WASHINGTON: The police and other agencies involved in the search for the missing Orang Asli children in the jungles of Kelantan should not be blamed for the delay in finding them.

Expressing sadness over the tragedy, Deputy Prime Minister Datuk Seri Dr Ahmad Zahid Hamidi said those involved in the search-and-rescue (SAR) mission had done their best.

However, when told that efforts to locate the missing children only seemed to have gone into full swing after he visited families of the missing children on Sept 28, more than a month after they were reported lost, Zahid said: “I only ordered for the search area to be widened and the operation to continue until (the children) were found.
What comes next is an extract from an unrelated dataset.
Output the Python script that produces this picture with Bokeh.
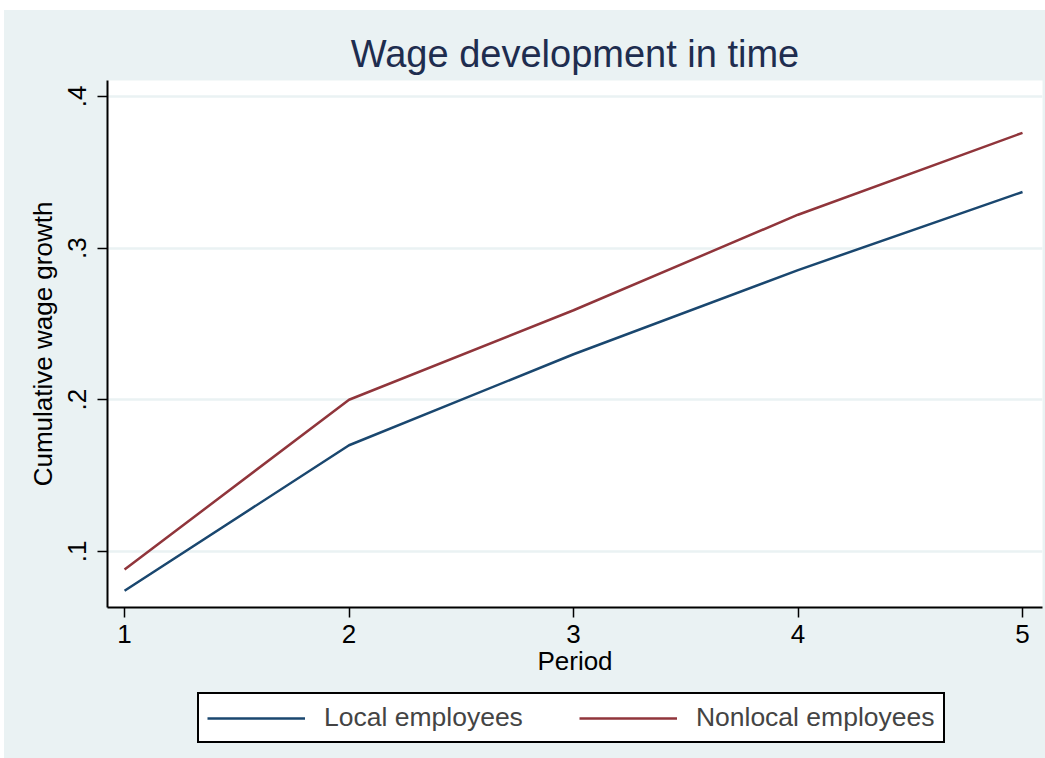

“I also ordered that the Senoi Praaq police unit be deployed to help. I believe they played a big part in finding the children as they know the terrain well,” he said, adding other agencies involved in the search should also be credited for their efforts.

Senoi Praaq is an elite unit of the police made up of Orang Asli and its members are considered one of the finest jungle fighting forces due to their familiarity with jungle surroundings.

Zahid, who is also home minister, said it was unfair for people to point fingers and expect agencies involved in the search to shoulder the blame for their inability to find the children quicker.

He said this when asked to comment on claims that efforts to locate the missing Orang Asli children did not seem too have been treated with urgency by the authorities.

International Trade and Industry Minister Datuk Seri Mustapa Mohamed, who is Kelantan Umno liaison committee chairman, had been quoted as saying that an investigation should be carried out to identify problems that had caused the SAR operations to take too long to find the children, and to ensure that such an incident would not recur.

Zahid, who was speaking to reporters here at the end of his four-day official visit, said the Education Ministry should look into the location of the children’s hostel to ensure similar incidents did not recur.

“The hostel for the Orang Asli children, in this case, is located opposite the school.

“Maybe they (the Education Ministry) should see whether it is possible to have it at the school compound for better control of the students’ movement.

“This also goes for Orang
Asli schools nationwide. We must ensure they have better infrastructure.”